*INFORMATION SHOWN*:
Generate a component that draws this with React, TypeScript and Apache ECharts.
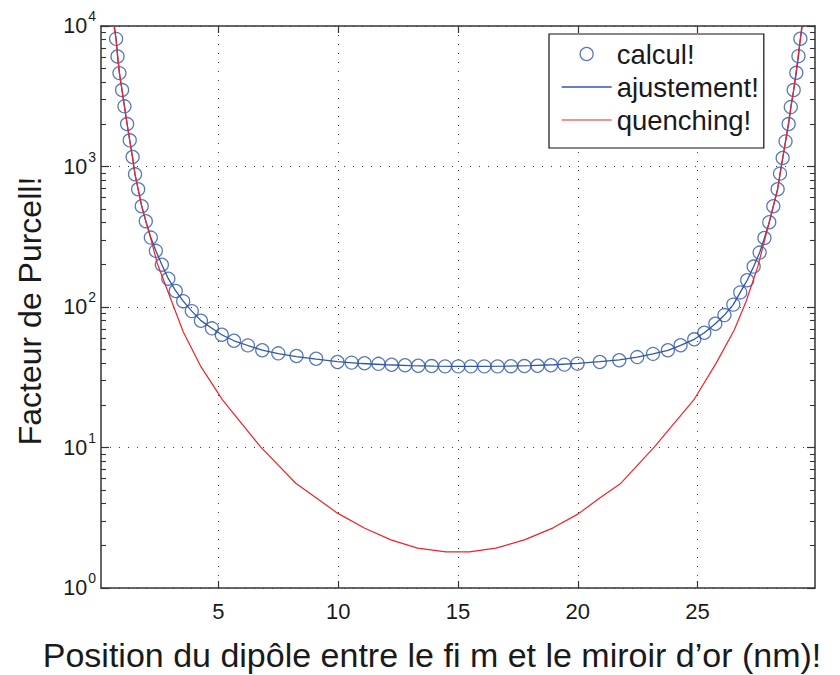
import React, { useEffect, useRef } from "react";
import * as echarts from "echarts";

// ---- data ----
const seriesNames = ["calcul!", "ajustement!", "quenching!"];

const calculX = [
  0.73, 0.79, 0.87, 0.98, 1.08, 1.19, 1.3, 1.42, 1.52, 1.65, 1.8, 1.97, 2.18, 2.39, 2.64, 2.91, 3.22, 3.53,
  3.89, 4.27, 4.73, 5.14, 5.65, 6.23, 6.83, 7.5, 8.26, 9.08, 9.97,
  10.56, 11.1, 11.68, 12.23, 12.79, 13.34, 13.9, 14.46, 15.01, 15.54, 16.1, 16.65, 17.21, 17.77, 18.32, 18.88,
  19.44, 19.99,
  20.92, 21.73, 22.48, 23.14, 23.76, 24.29, 24.86, 25.28, 25.74, 26.12, 26.49, 26.78, 27.07, 27.34, 27.59,
  27.79, 27.99, 28.16, 28.34, 28.44, 28.55, 28.67, 28.8, 28.89, 29.01, 29.12, 29.21, 29.29,
];
const calculY = [
  8100, 6070, 4620, 3500, 2680, 2005, 1536, 1168, 880, 689, 521, 408, 312, 251, 200, 159, 130, 110,
  93.5, 79.8, 70.5, 63.5, 57.5, 53.3, 49.2, 46.8, 44.8, 42.8, 40.6,
  40.2, 39.8, 39.4, 38.8, 38.5, 38.2, 38.0, 37.8, 37.8, 37.8, 37.8, 37.8, 37.9, 38.0, 38.2, 38.5,
  38.9, 39.5,
  40.6, 41.8, 44.0, 46.4, 49.2, 53.4, 58.9, 65.6, 76.0, 87.6, 104, 127, 155, 194, 244,
  310, 401, 521, 689, 890, 1149, 1510, 2005, 2648, 3500, 4645, 6100, 8110,
];

const fitX = [
  0.66, 0.73, 0.79, 0.87, 0.98, 1.08, 1.19, 1.3, 1.42, 1.52, 1.65, 1.8, 1.97, 2.18, 2.39, 2.64, 2.91, 3.22,
  3.53, 3.89, 4.27, 4.73, 5.14, 5.65, 6.23, 6.83, 7.5, 8.26, 9.08, 9.97,
  11.0, 12.0, 13.0, 14.0, 15.0, 16.0, 17.0, 18.0, 19.0, 20.0,
  20.92, 21.73, 22.48, 23.14, 23.76, 24.29, 24.86, 25.28, 25.74, 26.12, 26.49, 26.78, 27.07, 27.34, 27.59,
  27.79, 27.99, 28.16, 28.34, 28.44, 28.55, 28.67, 28.8, 28.89, 29.01, 29.12, 29.21, 29.29, 29.35,
];
const fitY = [
  10000, 8100, 6070, 4620, 3500, 2680, 2005, 1536, 1168, 880, 689, 521, 408, 312, 251, 200, 159, 130,
  110, 93.5, 80.0, 70.5, 63.5, 57.5, 53.2, 49.3, 46.6, 44.4, 42.5, 40.8,
  39.6, 38.8, 38.2, 37.9, 37.8, 37.8, 37.9, 38.2, 38.8, 39.7,
  40.8, 42.0, 44.0, 46.4, 49.2, 53.4, 58.9, 65.6, 76.0, 87.6, 104, 127, 155, 194, 244,
  310, 401, 521, 689, 890, 1149, 1510, 2005, 2648, 3500, 4645, 6100, 8110, 10000,
];

const quenchX = [
  0.64, 0.73, 0.87, 1.08, 1.3, 1.52, 1.8, 2.18, 2.45, 2.9, 3.53, 4.27, 5.17, 6.77, 8.23, 9.97, 11.09, 12.2,
  13.31, 14.5, 15.47, 16.58, 17.77, 18.95, 20.02, 20.9, 21.8, 23.19, 24.84, 25.77, 26.53, 27.02, 27.51,
  27.99, 28.34, 28.67, 29.01, 29.29, 29.37,
];
const quenchY = [
  10000, 8000, 4600, 2650, 1530, 880, 520, 305, 204, 128, 66.7, 37.6, 21.8, 10.05, 5.57, 3.41, 2.67, 2.2,
  1.92, 1.81, 1.81, 1.92, 2.2, 2.67, 3.37, 4.36, 5.57, 10.05, 21.8, 39.7, 68.5, 109, 193,
  401, 689, 1510, 3500, 8100, 10000,
];

const xTicks = [5, 10, 15, 20, 25];
const yTicks = [1, 10, 100, 1000, 10000];
const yTickExponents = ["0", "1", "2", "3", "4"];
const yMinorTicks = [
  2, 3, 4, 5, 6, 7, 8, 9, 20, 30, 40, 50, 60, 70, 80, 90, 200, 300, 400, 500, 600, 700, 800, 900,
  2000, 3000, 4000, 5000, 6000, 7000, 8000, 9000,
];
const xTitle = "Position du dipôle entre le fi m et le miroir d’or (nm)!";
const yTitle = "Facteur de Purcell!";

export default function App() {
  const ref = useRef<HTMLDivElement>(null);

  useEffect(() => {
    document.body.style.margin = "0";
    const chart = echarts.init(ref.current as HTMLDivElement, null, { renderer: "svg" });

    const FONT = "'Liberation Sans', Arial, Helvetica, sans-serif";
    const BLUE = "#2f56aa";
    const RED = "#f0222a";
    const AXIS = "#333333";
    const TXT = "#1a1a1a";

    const zip = (xs: number[], ys: number[]) => xs.map((x, i) => [x, ys[i]]);
    const dotted = { show: true, lineStyle: { color: "#3c3c3c", width: 1, type: [1, 8] } };
    const axisLine = { show: true, onZero: false, lineStyle: { color: AXIS, width: 1.5 } };

    const xCommon = { type: "value", min: 0.1, max: 29.9, gridIndex: 0 };
    const yCommon = { type: "log", logBase: 10, min: 1, max: 10000, gridIndex: 0 };

    const yLabel = (v: number) => {
      const i = yTicks.findIndex((t) => Math.abs(t - v) <= t * 1e-6);
      return i < 0 ? "" : `{b|10}{s|${yTickExponents[i]}}`;
    };

    const option: any = {
      animation: false,
      backgroundColor: "#ffffff",
      textStyle: { fontFamily: FONT },
      grid: { left: 101, top: 26, width: 714, height: 562, containLabel: false },
      xAxis: [
        {
          ...xCommon,
          position: "bottom",
          axisLine,
          axisTick: { show: true, inside: true, length: 7, customValues: xTicks, lineStyle: { color: AXIS, width: 1.2 } },
          axisLabel: { show: true, customValues: xTicks, fontSize: 22, fontFamily: FONT, color: TXT, margin: 12 },
          splitLine: dotted,
        },
        {
          ...xCommon,
          position: "top",
          axisLine,
          axisTick: { show: true, inside: true, length: 7, customValues: xTicks, lineStyle: { color: AXIS, width: 1.2 } },
          axisLabel: { show: false },
          splitLine: { show: false },
        },
      ],
      yAxis: [
        {
          ...yCommon,
          position: "left",
          axisLine,
          axisTick: { show: true, inside: true, length: 8, lineStyle: { color: AXIS, width: 1.2 } },
          axisLabel: {
            show: true,
            margin: 5,
            formatter: yLabel,
            rich: {
              b: { fontSize: 21.5, fontFamily: FONT, color: TXT, lineHeight: 22 },
              s: { fontSize: 14, fontFamily: FONT, color: TXT, lineHeight: 14, padding: [0, 0, 20, 1] },
            },
          },
          splitLine: dotted,
        },
        {
          ...yCommon,
          position: "right",
          axisLine,
          axisTick: { show: true, inside: true, length: 8, lineStyle: { color: AXIS, width: 1.2 } },
          axisLabel: { show: false },
          splitLine: { show: false },
        },
        {
          ...yCommon,
          position: "left",
          axisLine: { show: false },
          axisTick: { show: true, inside: true, length: 5, customValues: yMinorTicks, lineStyle: { color: AXIS, width: 1.1 } },
          axisLabel: { show: false },
          splitLine: { show: false },
        },
        {
          ...yCommon,
          position: "right",
          axisLine: { show: false },
          axisTick: { show: true, inside: true, length: 5, customValues: yMinorTicks, lineStyle: { color: AXIS, width: 1.1 } },
          axisLabel: { show: false },
          splitLine: { show: false },
        },
      ],
      legend: {
        orient: "vertical",
        left: 549,
        top: 34,
        padding: [5, 5, 13, 12],
        itemWidth: 50,
        itemHeight: 13,
        itemGap: 3,
        selectedMode: false,
        borderColor: "#111111",
        borderWidth: 1.2,
        backgroundColor: "#ffffff",
        textStyle: { fontSize: 27.5, fontFamily: FONT, color: TXT, lineHeight: 30 },
        data: [
          { name: seriesNames[0], icon: "circle", itemStyle: { color: "rgba(255,255,255,0)", borderColor: BLUE, borderWidth: 1.3 } },
          { name: seriesNames[1], itemStyle: { opacity: 0 }, lineStyle: { color: BLUE, width: 1.3 } },
          { name: seriesNames[2], itemStyle: { opacity: 0 }, lineStyle: { color: RED, width: 1.2 } },
        ],
      },
      series: [
        {
          name: seriesNames[0],
          type: "scatter",
          xAxisIndex: 0,
          yAxisIndex: 0,
          symbol: "circle",
          symbolSize: 13,
          itemStyle: { color: "rgba(255,255,255,0)", borderColor: BLUE, borderWidth: 1.3 },
          data: zip(calculX, calculY),
          z: 2,
        },
        {
          name: seriesNames[1],
          type: "line",
          xAxisIndex: 0,
          yAxisIndex: 0,
          symbol: "none",
          showSymbol: false,
          lineStyle: { color: BLUE, width: 1.3 },
          itemStyle: { color: BLUE },
          data: zip(fitX, fitY),
          z: 3,
        },
        {
          name: seriesNames[2],
          type: "line",
          xAxisIndex: 0,
          yAxisIndex: 0,
          symbol: "none",
          showSymbol: false,
          lineStyle: { color: RED, width: 1.2 },
          itemStyle: { color: RED },
          data: zip(quenchX, quenchY),
          z: 4,
        },
      ],
      graphic: [
        {
          type: "text",
          x: 30,
          y: 311,
          rotation: Math.PI / 2,
          style: {
            text: yTitle,
            fontSize: 32,
            fontFamily: FONT,
            fill: TXT,
            align: "center",
            verticalAlign: "middle",
          },
        },
        {
          type: "text",
          x: 432,
          y: 655,
          style: {
            text: xTitle,
            fontSize: 34,
            fontFamily: FONT,
            fill: TXT,
            align: "center",
            verticalAlign: "middle",
          },
        },
      ],
    };

    chart.setOption(option);
    return () => chart.dispose();
  }, []);

  return <div ref={ref} style={{ width: 840, height: 675 }} />;
}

*SET PROBLEM*:
Look above for every line with the word "React" and copy it.

*ANSWER TO THE PROBLEM*:
Generate a component that draws this with React, TypeScript and Apache ECharts.
import React, { useEffect, useRef } from "react";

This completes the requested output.